Panasonic was among the first companies to introduce a version of Skype to its smart TV lineup back in 2010, and a myriad of manufacturers have followed since. So what’s changed in the intermittent years that would force the Microsoft subsidiary to pull the plug on its TV app? Well, in a word, smartphones.

Recent figures suggest that smartphone sales have risen from less than 300 million in 2010 to almost 1.5 billion in 2015. The majority of Americans today now use smartphones, but perhaps more than the actual number of phones is the amount of time mobile phones consume in our everyday lives — earlier this year Facebook revealed that more than half of its billion-plus user-base only ever access the service through a mobile phone. And this is a trend we’ve been seeing for a number of years, with traditional computer use increasingly usurped by the smartphones that have infiltrated every facet of our lives.

“Since 2010, Skype has delivered a great calling experience in the living room in partnership with several TV manufacturers,” the announcement explained. “But over the years, users have changed the way they use Skype, with the majority accessing it from a mobile device — including when in the living room. We want to make sure we prioritize delivering the best possible experience to the platforms our users are asking for, which is why we’ve decided to focus our efforts in other areas while supporting key functionality on Skype for TV for as long as possible.”

In other words, even though people do still use TVs in their living rooms, and even though they may have Skype installed on a newfangled smart TV, people still prefer to use the app that lives in their pocket.

Skype will continue to support its TV app until June 2016, after which users will be at the mercy of manufacturers as to whether the app is retained on TV sets.

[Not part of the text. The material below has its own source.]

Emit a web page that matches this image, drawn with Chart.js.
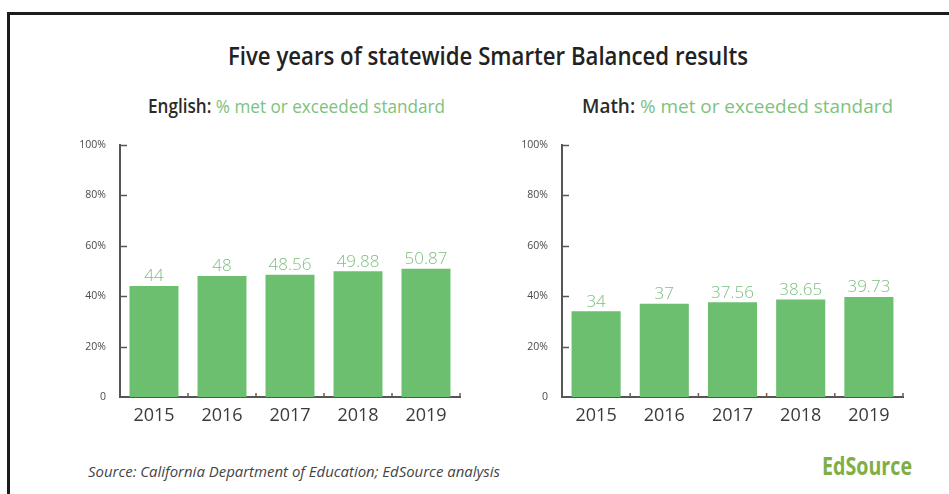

But even if it is, the app will likely grow increasingly buggy over time and become unreliable.

“Skype partners with TV manufacturers to create a bespoke Skype on TV app, which the manufacturers make available only from their Smart TV app store  — Skype on TV is not available to download from the Skype website,” a Skype spokesperson told VentureBeat. “As a result, all Skype on TV customers are managed and notified by the TV partners themselves.”